É importante também ressaltar que a cultura Hip-hop produz hoje o estilo musical mais ouvido no mundo, o rap, ocupa grandes galerias de arte com o graffiti, e a partir de 2024 estará nos Jogos Olímpicos Mundiais com a inserção do breaking como categoria esportiva. Como movimento que sofreu diferentes formas de cerceamento e perseguição política nas últimas décadas, o atual cenário demonstra o reconhecimento e dá dimensão de seu impacto social nas periferias do Brasil e do mundo.
Buscando valorizar e registrar as pedagogias da geração Hip-hop, o projeto constituirá um grupo de trabalho de ativistas do Hip-hop que atuam como educadores e, por meio de pesquisa participativa, produzirão o levantamento de materiais sobre Hip-hop e Educação; realizará a identificação e sistematização das pedagogias da cultura Hip-hop; e mapeará outras expressões culturais juvenis que estão no espaço escolar, em diálogo ou como decorrência do hip-hop, a exemplo das batalhas de rima, slam, funk, games, entre outras expressões.

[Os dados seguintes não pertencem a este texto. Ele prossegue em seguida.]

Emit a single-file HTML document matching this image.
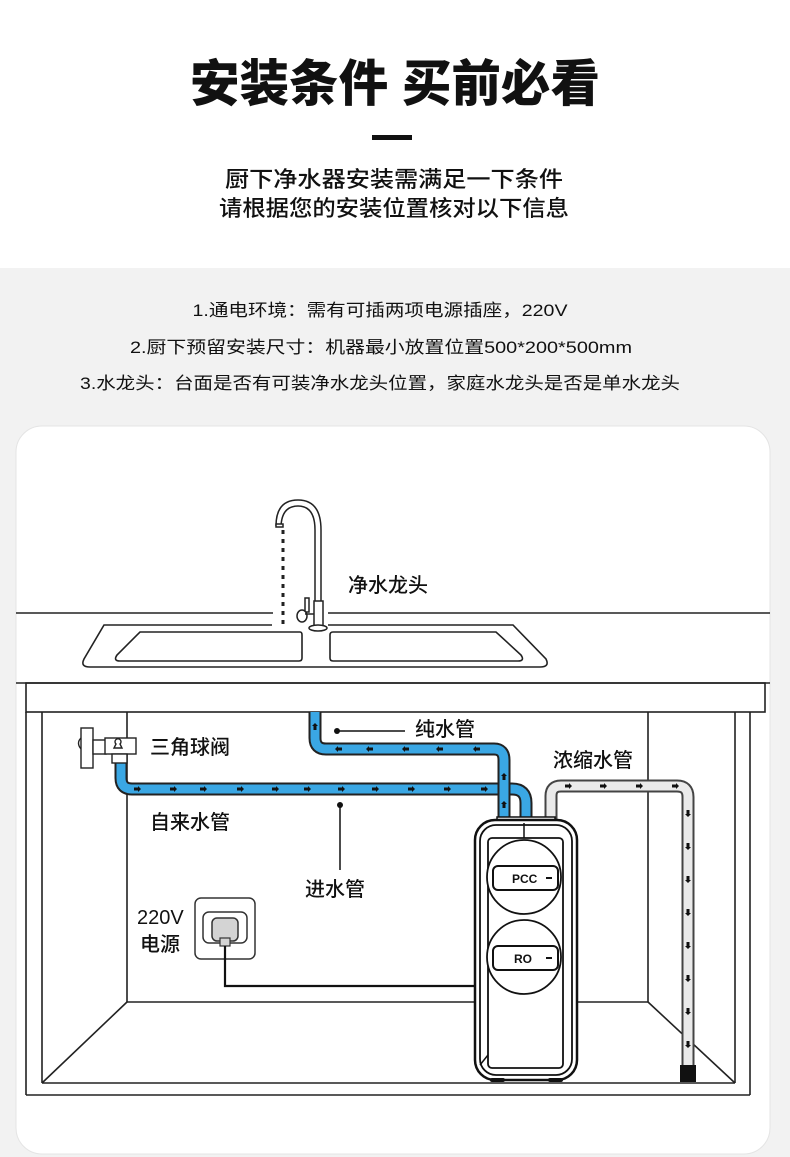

A pesquisa sobre hip-hop e educação contará com a parceria do Arquivo Brasileiro de Hip-hop (AEL-UNICAMP).
A iniciativa tem por objetivo contribuir com a construção de novos diálogos e parcerias que possibilitem a introdução das pedagogias do Hip-hop na formação de professores da educação básica, assim como fortalecer as culturas juvenis em espaços escolares. Ao final do projeto, apresentaremos um material de referência das ações desenvolvidas para que sejam replicadas em outras localidades, como forma de contribuir com reflexões e ações sobre a escola e o seu papel como um espaço democrático que valoriza as diferentes vozes e formas de vivenciar o mundo.
Todas as etapas do projeto e seus resultados serão apresentados em seminários formativos voltados à comunidade escolar, além de disponibilizados na área de educação do Portal Geledés.